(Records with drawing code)

· · · ·

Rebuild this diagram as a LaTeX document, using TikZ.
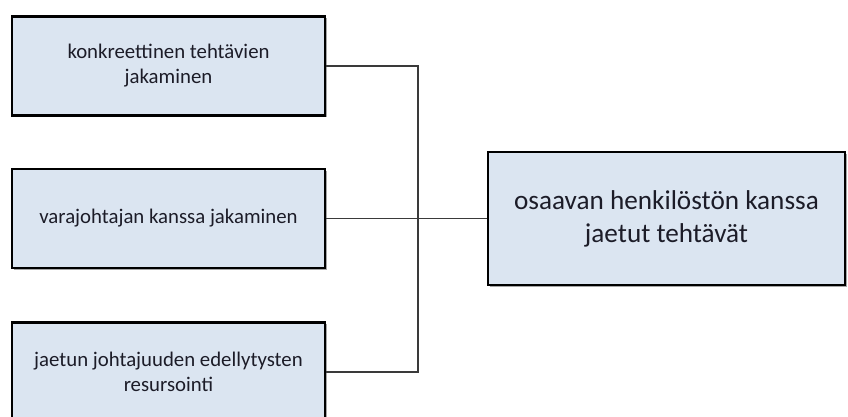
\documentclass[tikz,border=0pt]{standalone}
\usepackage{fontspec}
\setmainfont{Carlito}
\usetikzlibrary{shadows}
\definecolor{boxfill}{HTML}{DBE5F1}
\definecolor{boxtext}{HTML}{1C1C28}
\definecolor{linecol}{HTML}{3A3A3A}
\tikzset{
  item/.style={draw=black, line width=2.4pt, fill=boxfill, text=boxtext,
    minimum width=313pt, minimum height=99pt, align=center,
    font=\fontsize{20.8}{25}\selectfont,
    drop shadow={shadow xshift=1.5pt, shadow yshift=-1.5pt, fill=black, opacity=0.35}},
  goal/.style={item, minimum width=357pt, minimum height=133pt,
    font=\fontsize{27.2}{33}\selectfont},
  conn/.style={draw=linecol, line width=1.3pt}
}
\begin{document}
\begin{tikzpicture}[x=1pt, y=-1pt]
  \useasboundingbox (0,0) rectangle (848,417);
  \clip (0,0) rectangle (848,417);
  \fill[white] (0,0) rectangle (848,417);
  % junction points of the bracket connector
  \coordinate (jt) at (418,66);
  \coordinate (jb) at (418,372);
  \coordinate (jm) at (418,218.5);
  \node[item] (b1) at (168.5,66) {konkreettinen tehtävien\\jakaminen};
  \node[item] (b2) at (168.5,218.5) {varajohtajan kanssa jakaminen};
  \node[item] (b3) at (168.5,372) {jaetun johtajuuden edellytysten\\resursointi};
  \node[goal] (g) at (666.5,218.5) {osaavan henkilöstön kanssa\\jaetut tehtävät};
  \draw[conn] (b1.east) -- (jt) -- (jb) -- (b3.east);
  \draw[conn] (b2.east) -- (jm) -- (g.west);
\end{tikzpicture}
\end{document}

· · · ·

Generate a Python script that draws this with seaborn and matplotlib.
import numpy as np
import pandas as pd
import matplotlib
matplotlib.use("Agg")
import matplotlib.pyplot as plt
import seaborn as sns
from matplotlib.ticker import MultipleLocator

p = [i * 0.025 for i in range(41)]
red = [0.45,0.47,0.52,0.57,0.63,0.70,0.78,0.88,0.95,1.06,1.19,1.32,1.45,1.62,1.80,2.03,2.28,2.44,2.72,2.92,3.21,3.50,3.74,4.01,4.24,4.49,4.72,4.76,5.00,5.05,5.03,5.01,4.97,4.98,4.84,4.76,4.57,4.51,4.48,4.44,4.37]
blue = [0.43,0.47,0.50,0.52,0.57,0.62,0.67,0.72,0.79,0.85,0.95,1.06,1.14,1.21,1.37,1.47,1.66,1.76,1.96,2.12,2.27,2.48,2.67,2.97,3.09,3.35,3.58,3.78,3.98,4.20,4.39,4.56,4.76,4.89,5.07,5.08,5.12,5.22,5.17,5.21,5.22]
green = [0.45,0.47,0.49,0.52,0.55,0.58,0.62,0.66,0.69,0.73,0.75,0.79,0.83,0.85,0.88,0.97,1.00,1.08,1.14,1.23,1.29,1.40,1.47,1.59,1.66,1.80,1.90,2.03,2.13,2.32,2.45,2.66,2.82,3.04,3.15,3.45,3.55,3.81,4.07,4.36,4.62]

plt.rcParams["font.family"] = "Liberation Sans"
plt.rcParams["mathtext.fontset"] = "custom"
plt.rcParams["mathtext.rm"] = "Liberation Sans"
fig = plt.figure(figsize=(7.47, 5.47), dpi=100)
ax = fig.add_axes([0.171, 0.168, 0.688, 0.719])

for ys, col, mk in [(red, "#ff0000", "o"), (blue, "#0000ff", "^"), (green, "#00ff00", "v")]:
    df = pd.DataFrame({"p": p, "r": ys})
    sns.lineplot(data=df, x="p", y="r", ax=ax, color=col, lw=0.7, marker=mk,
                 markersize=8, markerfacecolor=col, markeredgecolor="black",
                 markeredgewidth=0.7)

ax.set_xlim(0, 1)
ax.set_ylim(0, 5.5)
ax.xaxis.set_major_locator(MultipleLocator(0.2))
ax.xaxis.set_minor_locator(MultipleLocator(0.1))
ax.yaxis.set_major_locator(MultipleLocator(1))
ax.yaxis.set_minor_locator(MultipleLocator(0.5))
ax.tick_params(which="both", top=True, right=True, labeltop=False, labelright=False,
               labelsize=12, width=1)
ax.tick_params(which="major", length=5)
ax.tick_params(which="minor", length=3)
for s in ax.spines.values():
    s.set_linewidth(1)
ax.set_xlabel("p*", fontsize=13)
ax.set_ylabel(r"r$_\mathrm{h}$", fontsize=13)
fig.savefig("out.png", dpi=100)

· · · ·

» STATED TASK
Copy out precisely the lines that begin at the line containing "Generate a Python" and end at the line containing "ax = fig.add_axes([0.171, 0.168, 0.688, 0.719])", including both; write nothing else.

» FINISHED TASK
Generate a Python script that draws this with seaborn and matplotlib.
import numpy as np
import pandas as pd
import matplotlib
matplotlib.use("Agg")
import matplotlib.pyplot as plt
import seaborn as sns
from matplotlib.ticker import MultipleLocator

p = [i * 0.025 for i in range(41)]
red = [0.45,0.47,0.52,0.57,0.63,0.70,0.78,0.88,0.95,1.06,1.19,1.32,1.45,1.62,1.80,2.03,2.28,2.44,2.72,2.92,3.21,3.50,3.74,4.01,4.24,4.49,4.72,4.76,5.00,5.05,5.03,5.01,4.97,4.98,4.84,4.76,4.57,4.51,4.48,4.44,4.37]
blue = [0.43,0.47,0.50,0.52,0.57,0.62,0.67,0.72,0.79,0.85,0.95,1.06,1.14,1.21,1.37,1.47,1.66,1.76,1.96,2.12,2.27,2.48,2.67,2.97,3.09,3.35,3.58,3.78,3.98,4.20,4.39,4.56,4.76,4.89,5.07,5.08,5.12,5.22,5.17,5.21,5.22]
green = [0.45,0.47,0.49,0.52,0.55,0.58,0.62,0.66,0.69,0.73,0.75,0.79,0.83,0.85,0.88,0.97,1.00,1.08,1.14,1.23,1.29,1.40,1.47,1.59,1.66,1.80,1.90,2.03,2.13,2.32,2.45,2.66,2.82,3.04,3.15,3.45,3.55,3.81,4.07,4.36,4.62]

plt.rcParams["font.family"] = "Liberation Sans"
plt.rcParams["mathtext.fontset"] = "custom"
plt.rcParams["mathtext.rm"] = "Liberation Sans"
fig = plt.figure(figsize=(7.47, 5.47), dpi=100)
ax = fig.add_axes([0.171, 0.168, 0.688, 0.719])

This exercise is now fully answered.